FROM EXECUTIVE DIRECTOR, Steve Brooks
You Cannot Improve Student Outcomes with Larger Class Sizes
Article from the September/October 2016 issue of the Bulletin
In 2014 the Globe and Mail reported that one of the major factors parents consider when deciding whether to enrol their children in private school is class size. “For parents considering enrolling their children in private school, class size has become synonymous with education quality. Ms. Axelsson says class size was a deciding factor for many other parents with children at her daughter’s school.” (Sept. 25).
As the father of five, I know first-hand the quality of our public education system. As a professional with 25 years of experience in the educational system as a teacher, school principal, school district manager and as an advocate for teachers, I know that the public education system has never been as stretched to it limits as it is today. It is a testament to school-based personnel that the system is as high achieving as it is. That being said, it is becoming unequivocally apparent that the parents opting out of the public education system are not wrong about class size and the impact it has on their children’s learning.
A review of the major research that has been conducted on class size by Dr. Diane Schanzenbach and published by the National Education Policy Center at the University of Colorado makes clear that class size does indeed matter. According to the report:
Small classes have been found to have positive impacts not only on test scores during the duration of the class-size reduction experiment, but also on life outcomes in the years after the experiment ended. Students who were originally assigned to small classes did better than their school-mates who were assigned to regular-sized classes across a variety of outcomes, including juvenile criminal behaviour, teen pregnancy, high school graduation, college enrollment and completion, quality of college attended, savings behaviours, marriage rates, residential location and homeownership. p.4
Interestingly one of the major studies reviewed by Dr. Schanzenbach, the Tennessee Student Achievement Ratio Experiment, compared the educational and social impacts of small classes with 13-17 students with those of regular classes of 22-25 from kindergarten to grade 3. In Newfoundland and Labrador, the “soft” cap class limits are significantly higher than those of the regular classes cited in the research.
Dr. Schanzenbach’s report makes the following recommendation that policy makers in this province would be prudent to keep in mind:
• Class size is an important determinant of student outcomes, and one that can be directly determined by policy. All else being equal, increasing class sizes will harm student outcomes.
• The evidence suggests that increasing class size will harm not only children’s test scores in the short term, but also their long-run capital formation. Money saved today by increasing class sizes will result in more substantial social and educational costs in the future.
• The payoff from class-size reduction is greater for low-income and minority children, while any increase in class size will likely be most harmful to these populations.
• Policymakers should carefully weigh the efficacy of class-size policy against other potential uses of funds. While lower class size has a demonstrable cost, it may prove the more cost-effective policy overall.

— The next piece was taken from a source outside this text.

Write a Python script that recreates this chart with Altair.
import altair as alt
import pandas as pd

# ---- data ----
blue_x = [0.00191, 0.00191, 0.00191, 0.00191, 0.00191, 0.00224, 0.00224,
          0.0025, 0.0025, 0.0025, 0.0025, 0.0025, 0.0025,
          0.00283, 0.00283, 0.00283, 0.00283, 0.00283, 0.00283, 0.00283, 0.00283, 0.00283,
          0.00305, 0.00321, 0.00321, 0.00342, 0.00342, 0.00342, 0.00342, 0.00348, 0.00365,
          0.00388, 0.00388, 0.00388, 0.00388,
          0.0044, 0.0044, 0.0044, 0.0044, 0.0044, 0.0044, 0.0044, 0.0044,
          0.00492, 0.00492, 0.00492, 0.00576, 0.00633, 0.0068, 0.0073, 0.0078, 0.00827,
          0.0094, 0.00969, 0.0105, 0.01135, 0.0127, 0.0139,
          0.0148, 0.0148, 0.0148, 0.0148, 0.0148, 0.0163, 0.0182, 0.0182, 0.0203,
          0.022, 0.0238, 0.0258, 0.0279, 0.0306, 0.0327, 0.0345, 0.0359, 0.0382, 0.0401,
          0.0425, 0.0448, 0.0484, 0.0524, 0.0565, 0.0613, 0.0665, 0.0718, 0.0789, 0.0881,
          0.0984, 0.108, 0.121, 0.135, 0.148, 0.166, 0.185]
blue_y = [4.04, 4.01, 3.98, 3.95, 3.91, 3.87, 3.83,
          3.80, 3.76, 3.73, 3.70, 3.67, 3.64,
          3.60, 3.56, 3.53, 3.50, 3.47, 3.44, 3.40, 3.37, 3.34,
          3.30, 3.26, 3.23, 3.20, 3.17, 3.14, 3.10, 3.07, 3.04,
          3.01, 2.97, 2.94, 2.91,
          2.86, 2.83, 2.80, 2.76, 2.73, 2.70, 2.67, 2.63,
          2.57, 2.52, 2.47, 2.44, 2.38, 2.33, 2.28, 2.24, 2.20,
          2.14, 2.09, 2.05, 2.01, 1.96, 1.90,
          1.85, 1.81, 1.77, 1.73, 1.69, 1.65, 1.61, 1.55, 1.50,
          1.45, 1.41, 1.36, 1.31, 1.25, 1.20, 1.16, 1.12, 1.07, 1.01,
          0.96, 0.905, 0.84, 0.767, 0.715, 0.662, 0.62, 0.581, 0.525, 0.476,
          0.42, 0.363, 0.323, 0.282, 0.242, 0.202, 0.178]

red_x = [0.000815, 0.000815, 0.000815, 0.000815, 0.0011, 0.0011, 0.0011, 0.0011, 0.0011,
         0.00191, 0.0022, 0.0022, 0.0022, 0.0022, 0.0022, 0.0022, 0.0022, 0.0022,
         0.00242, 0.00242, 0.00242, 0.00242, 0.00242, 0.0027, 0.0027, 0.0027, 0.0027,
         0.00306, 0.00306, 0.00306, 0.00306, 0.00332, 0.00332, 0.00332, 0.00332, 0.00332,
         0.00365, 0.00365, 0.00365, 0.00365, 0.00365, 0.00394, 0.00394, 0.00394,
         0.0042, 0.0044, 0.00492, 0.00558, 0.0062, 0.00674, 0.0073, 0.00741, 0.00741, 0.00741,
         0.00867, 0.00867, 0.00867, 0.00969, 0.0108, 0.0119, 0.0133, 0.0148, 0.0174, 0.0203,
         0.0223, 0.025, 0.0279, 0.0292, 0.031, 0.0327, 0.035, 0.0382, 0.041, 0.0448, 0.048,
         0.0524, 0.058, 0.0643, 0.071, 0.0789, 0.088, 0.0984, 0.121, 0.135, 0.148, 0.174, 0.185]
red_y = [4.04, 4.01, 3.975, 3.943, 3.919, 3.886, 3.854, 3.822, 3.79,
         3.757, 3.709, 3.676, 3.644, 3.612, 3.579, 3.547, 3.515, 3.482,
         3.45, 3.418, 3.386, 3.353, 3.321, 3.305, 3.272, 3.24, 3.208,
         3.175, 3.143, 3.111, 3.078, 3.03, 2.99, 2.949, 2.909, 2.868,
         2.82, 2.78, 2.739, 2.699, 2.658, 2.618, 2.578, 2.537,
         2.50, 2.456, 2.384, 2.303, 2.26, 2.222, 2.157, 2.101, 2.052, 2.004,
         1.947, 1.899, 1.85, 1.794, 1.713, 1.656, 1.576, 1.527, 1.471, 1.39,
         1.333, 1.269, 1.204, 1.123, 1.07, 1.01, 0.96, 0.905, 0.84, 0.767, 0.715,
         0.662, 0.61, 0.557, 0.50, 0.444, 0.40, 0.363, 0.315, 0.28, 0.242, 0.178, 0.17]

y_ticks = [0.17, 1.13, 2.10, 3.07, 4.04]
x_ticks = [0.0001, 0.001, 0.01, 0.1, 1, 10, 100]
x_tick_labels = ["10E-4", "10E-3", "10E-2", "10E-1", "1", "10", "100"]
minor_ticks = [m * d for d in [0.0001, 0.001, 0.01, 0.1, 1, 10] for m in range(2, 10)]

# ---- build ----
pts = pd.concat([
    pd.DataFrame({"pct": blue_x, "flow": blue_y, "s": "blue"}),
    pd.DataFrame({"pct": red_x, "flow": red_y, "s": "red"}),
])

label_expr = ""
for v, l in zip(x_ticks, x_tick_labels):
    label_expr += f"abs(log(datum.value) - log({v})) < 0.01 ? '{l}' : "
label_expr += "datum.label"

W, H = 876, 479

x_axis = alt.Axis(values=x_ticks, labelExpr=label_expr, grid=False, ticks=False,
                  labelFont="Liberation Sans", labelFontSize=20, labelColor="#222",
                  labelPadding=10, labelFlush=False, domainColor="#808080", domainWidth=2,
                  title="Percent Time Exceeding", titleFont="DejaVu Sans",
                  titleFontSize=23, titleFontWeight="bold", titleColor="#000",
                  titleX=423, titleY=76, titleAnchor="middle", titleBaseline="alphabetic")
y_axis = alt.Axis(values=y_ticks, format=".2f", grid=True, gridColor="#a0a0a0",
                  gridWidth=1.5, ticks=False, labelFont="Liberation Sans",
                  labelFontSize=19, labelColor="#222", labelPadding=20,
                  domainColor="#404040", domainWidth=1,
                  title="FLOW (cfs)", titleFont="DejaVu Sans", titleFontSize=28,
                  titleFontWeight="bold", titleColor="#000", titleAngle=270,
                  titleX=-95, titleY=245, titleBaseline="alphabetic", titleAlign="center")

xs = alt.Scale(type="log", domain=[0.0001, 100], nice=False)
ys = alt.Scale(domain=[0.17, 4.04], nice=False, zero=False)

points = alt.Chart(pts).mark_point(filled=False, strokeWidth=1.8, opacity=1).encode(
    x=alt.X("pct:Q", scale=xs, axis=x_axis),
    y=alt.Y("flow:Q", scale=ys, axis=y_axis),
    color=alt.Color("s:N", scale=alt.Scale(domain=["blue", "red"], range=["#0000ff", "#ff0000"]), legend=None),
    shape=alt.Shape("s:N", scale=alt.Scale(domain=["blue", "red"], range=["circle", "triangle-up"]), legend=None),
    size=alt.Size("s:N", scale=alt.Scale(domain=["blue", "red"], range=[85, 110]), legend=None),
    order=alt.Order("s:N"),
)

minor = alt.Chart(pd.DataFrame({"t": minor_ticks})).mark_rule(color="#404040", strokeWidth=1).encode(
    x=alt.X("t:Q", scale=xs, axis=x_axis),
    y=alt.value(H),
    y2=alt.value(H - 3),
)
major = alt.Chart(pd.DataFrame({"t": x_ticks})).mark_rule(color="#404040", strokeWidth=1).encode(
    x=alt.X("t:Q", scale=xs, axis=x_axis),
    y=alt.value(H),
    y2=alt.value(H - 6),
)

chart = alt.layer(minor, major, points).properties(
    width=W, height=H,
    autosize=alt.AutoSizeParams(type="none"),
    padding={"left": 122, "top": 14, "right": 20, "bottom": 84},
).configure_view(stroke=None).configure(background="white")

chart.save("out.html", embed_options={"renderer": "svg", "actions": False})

At the Newfoundland and Labrador Teachers’ Association we know that parents are concerned about the public education system generally and class size specifically. In a recent study of Newfoundland and Labrador parent’s opinions and attitudes the following data was collected:
• 93% of parents believe that the recent budget will have a negative impact on education;
• 83% of parents believe that increasing class sizes will negatively impact quality of children’s education.

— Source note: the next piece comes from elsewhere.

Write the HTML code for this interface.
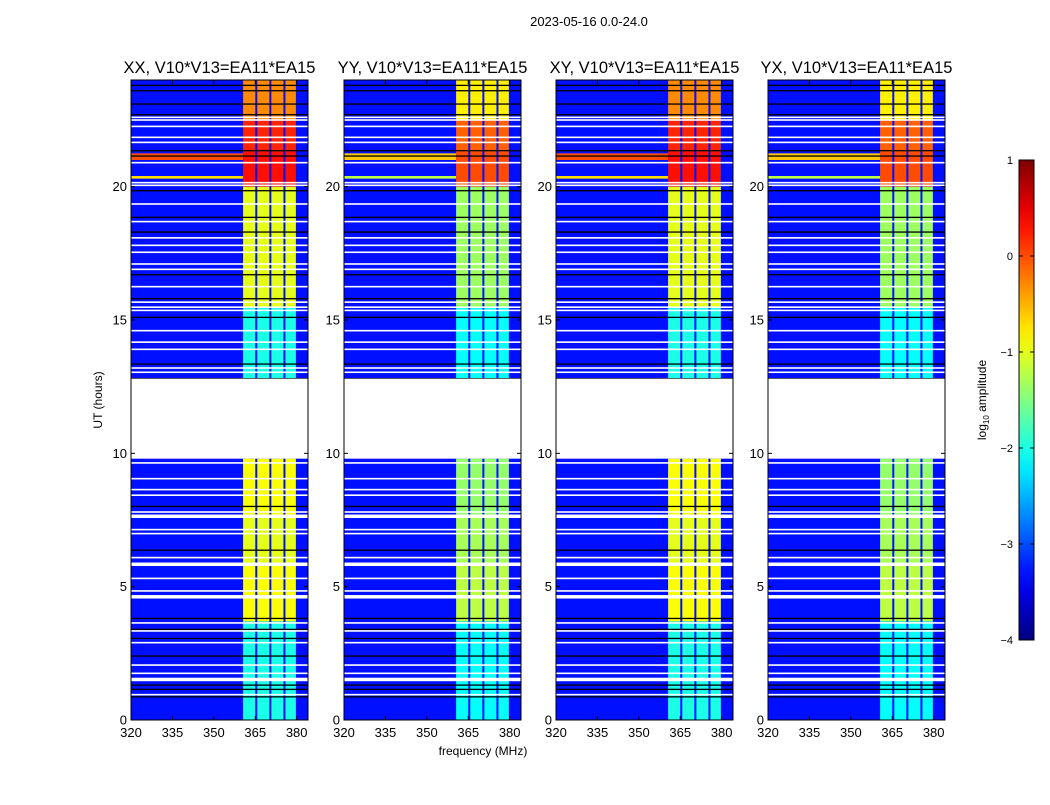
<!DOCTYPE html>
<html><head><meta charset="utf-8">
<style>
body{margin:0;background:#fff;}
svg text{font-family:"Liberation Sans","DejaVu Sans",sans-serif;fill:#000;}
</style></head>
<body>
<svg id="fig" width="1050" height="800" viewBox="0 0 1050 800" xmlns="http://www.w3.org/2000/svg">
<rect width="1050" height="800" fill="#fff"/>
<text x="589" y="26" font-size="13" text-anchor="middle">2023-05-16 0.0-24.0</text>
<text x="483" y="755" font-size="12" text-anchor="middle">frequency (MHz)</text>
<text transform="translate(102,400) rotate(-90)" font-size="12" text-anchor="middle">UT (hours)</text>
<g id="panels"></g>
<g id="cbar"></g>
</svg>
<script>
// ---- data ----
const panelTitles = ["XX, V10*V13=EA11*EA15","YY, V10*V13=EA11*EA15","XY, V10*V13=EA11*EA15","YX, V10*V13=EA11*EA15"];
const backgroundLevel = -3.3;
const subBandEdges = [360.6, 365.3, 370.4, 375.5, 380.0];
const blockStart = [0.0, 3.7, 5.9, 7.7, 12.8, 15.5, 20.0, 21.3, 22.5];
const blockEnd   = [3.7, 5.9, 7.7, 9.8, 15.5, 20.0, 21.3, 22.5, 24.0];
const levelsXX = [-2.0, -0.9, -1.0, -0.9, -2.0, -1.0, 0.3, 0.2, -0.3];
const levelsYY = [-2.1, -1.2, -1.3, -1.4, -2.1, -1.35, 0.0, -0.1, -0.8];
const levelsXY = [-2.0, -0.9, -1.0, -0.9, -2.0, -1.0, 0.3, 0.2, -0.3];
const levelsYX = [-2.1, -1.2, -1.3, -1.4, -2.1, -1.35, 0.0, -0.1, -0.8];
const panelLevels = [levelsXX, levelsYY, levelsXY, levelsYX];
const stripeStart = [21.0, 20.3];
const stripeEnd   = [21.25, 20.4];
const stripeLevelsXX = [0.0, -0.7];
const stripeLevelsYY = [-0.6, -1.2];
const stripeLevelsXY = [0.0, -0.7];
const stripeLevelsYX = [-0.6, -1.2];
const stripeLevels = [stripeLevelsXX, stripeLevelsYY, stripeLevelsXY, stripeLevelsYX];
const whiteLines = [0.95,1.52,1.75,2.06,2.9,3.34,3.64,4.62,4.84,5.31,5.84,6.09,6.99,7.14,7.64,7.8,8.43,8.64,9.05,9.64,
  13.04,13.2,13.9,14.17,14.6,15.36,15.48,15.67,16.25,16.9,17.1,17.54,17.8,18.08,18.69,19.35,20.05,20.15,20.9,21.66,21.85,22.26,22.5,22.6];
const thickWhite = [1.52,4.62,5.84,7.64,20.1];
const blackLines = [0.87,1.15,1.31,2.4,3.06,3.4,3.81,6.37,8.01,12.8,13.35,15.1,15.8,16.7,18.3,18.85,19.85,21.15,21.35,22.7,23.1,23.6,23.8];
const gapStart = 9.8, gapEnd = 12.8;
const xTicks = [320,335,350,365,380];
const yTicks = [0,5,10,15,20];
const cbarTicks = [1,0,-1,-2,-3,-4];
// ---- layout ----
const panelX = [131,344,556,768], panelW = 177, plotTop = 80, plotBottom = 720;
const fMin = 320, fMax = 384.1, tMin = 0, tMax = 24, vMin = -4, vMax = 1;
const NS = "http://www.w3.org/2000/svg";
function jet(v){
  let x = (v - vMin)/(vMax - vMin); x = Math.max(0, Math.min(1, x));
  const c = t => Math.round(255*Math.max(0, Math.min(1, t)));
  const r = c(Math.min(4*x-1.5, -4*x+4.5));
  const g = c(Math.min(4*x-0.5, -4*x+3.5));
  const b = c(Math.min(4*x+0.5, -4*x+2.5));
  return `rgb(${r},${g},${b})`;
}
function mk(tag, attrs, parent){const e=document.createElementNS(NS,tag);for(const k in attrs)e.setAttribute(k,attrs[k]);parent.appendChild(e);return e;}
const yOf = t => plotBottom - (t - tMin)/(tMax - tMin)*(plotBottom-plotTop);
const panelsG = document.getElementById('panels');
panelX.forEach((x0, p) => {
  const xOf = f => x0 + (f - fMin)/(fMax - fMin)*panelW;
  const g = mk('g', {}, panelsG);
  
  
  const bg = mk('rect', {x:x0, y:plotTop, width:panelW, height:plotBottom-plotTop, fill:jet(backgroundLevel)}, g);
  
  
  stripeStart.forEach((s, i) => {
    const r = mk('rect', {x:x0, y:yOf(stripeEnd[i]), width:xOf(subBandEdges[0])-x0, height:yOf(s)-yOf(stripeEnd[i]), fill:jet(stripeLevels[p][i])}, g);
    
    
  });
  blockStart.forEach((s, i) => {
    const lv = panelLevels[p][i];
    for (let k = 0; k < subBandEdges.length-1; k++) {
      const xa = xOf(subBandEdges[k]) + (k>0?1.2:0), xb = xOf(subBandEdges[k+1]) - 0.8;
      const r = mk('rect', {x:xa, y:yOf(blockEnd[i]), width:xb-xa, height:yOf(s)-yOf(blockEnd[i]), fill:jet(lv)}, g);
      
      
    }
  });
  blackLines.forEach(t => {
    const l = mk('rect', {x:x0, y:yOf(t)-0.6, width:panelW, height:1.3, fill:'#000'}, g);
    
    
  });
  whiteLines.forEach(t => {
    const h = thickWhite.includes(t) ? 3.5 : 1.6;
    const l = mk('rect', {x:x0, y:yOf(t)-h/2, width:panelW, height:h, fill:'#fff'}, g);
    
    
  });
  const gap = mk('rect', {x:x0, y:yOf(gapEnd), width:panelW, height:yOf(gapStart)-yOf(gapEnd), fill:'#fff'}, g);
  
  
  const fr = mk('rect', {x:x0, y:plotTop, width:panelW, height:plotBottom-plotTop, fill:'none', stroke:'#000', 'stroke-width':1}, g);
  
  
  const ttl = mk('text', {x:x0+panelW/2, y:plotTop-7, 'font-size':16.5, 'text-anchor':'middle'}, g);
  ttl.textContent = panelTitles[p];
  
  
  xTicks.forEach(f => {
    const x = xOf(f);
    mk('line', {x1:x, x2:x, y1:plotBottom, y2:plotBottom-4, stroke:'#000'}, g);
    mk('line', {x1:x, x2:x, y1:plotTop, y2:plotTop+4, stroke:'#000'}, g);
    const t = mk('text', {x:x, y:plotBottom+17, 'font-size':13, 'text-anchor':'middle'}, g);
    t.textContent = f;
    
    
  });
  yTicks.forEach(v => {
    const y = yOf(v);
    mk('line', {x1:x0, x2:x0+4, y1:y, y2:y, stroke:'#000'}, g);
    mk('line', {x1:x0+panelW, x2:x0+panelW-4, y1:y, y2:y, stroke:'#000'}, g);
    const t = mk('text', {x:x0-4, y:y+4.5, 'font-size':13, 'text-anchor':'end'}, g);
    t.textContent = v;
    
    
  });
});
// colorbar
const cb = document.getElementById('cbar');
const cbX = 1019, cbW = 15, cbTop = 160, cbBot = 640;
const defs = mk('defs', {}, cb);
const grad = mk('linearGradient', {id:'jetg', x1:0, y1:1, x2:0, y2:0}, defs);
for (let i = 0; i <= 20; i++) { const v = vMin + (vMax-vMin)*i/20; mk('stop', {offset:i/20, 'stop-color':jet(v)}, grad); }
const cbr = mk('rect', {x:cbX, y:cbTop, width:cbW, height:cbBot-cbTop, fill:'url(#jetg)', stroke:'#000', 'stroke-width':1}, cb);


const cyOf = v => cbBot - (v - vMin)/(vMax - vMin)*(cbBot-cbTop);
cbarTicks.forEach(v => {
  const y = cyOf(v);
  mk('line', {x1:cbX, x2:cbX+4, y1:y, y2:y, stroke:'#000'}, cb);
  mk('line', {x1:cbX+cbW, x2:cbX+cbW-4, y1:y, y2:y, stroke:'#000'}, cb);
  const t = mk('text', {x:cbX-6, y:y+4, 'font-size':11, 'text-anchor':'end'}, cb);
  t.textContent = v < 0 ? '\u2212' + (-v) : String(v);
  
  
});
const cl = mk('text', {transform:'translate(986,400) rotate(-90)', 'font-size':12, 'text-anchor':'middle'}, cb);
cl.innerHTML = 'log<tspan font-size="8" dy="3">10</tspan><tspan dy="-3"> amplitude</tspan>';


</script>
</body></html>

Parents understand intuitively that reducing class sizes would be beneficial for children. When asked what they believed to be the acceptable maximum class size per grade level the response was as follows:
|Parental Response||Current Provincial
Class Size Caps (soft)
|Kindergarten = 18||Kindergarten = 20-22|
|Grades 1-3 = 22||Grades 1-3 = 25-27|
|Grades 4-6 = 23||Grades 4-6 = 28-30|
|Grades 7-9 = 25||Grades 7-9 = 29-31|
|Grades 10-12 = 26||Grade 10-12 = No cap in place|
It is not surprising that the recent Panel on the Status of Public Education in Newfoundland and Labrador, which did extensive consultation with educators, parents and community groups made the following recommendation:
That Government and the School District(s) in cooperation with the NLTA and other stakeholders establish a new class size cap for classes with a composition diversity of greater than 10% in primary, elementary, intermediate and senior high schools.
Increasing class sizes and inadequate resourcing of inclusive education are a major concern. This is particularly true when one considers that 21 violent incidents by students against teachers were reported last school year. If our teachers are not safe, how can they ensure the safety of their students, let alone enhance their learning experience.
It would seem that those with the financial ability and opportunity can ensure their children the benefits of small classes. Should children of the public education system be disadvantaged by larger class sizes? It is a public policy question.
Steve Brooks is Executive Director of the NLTA.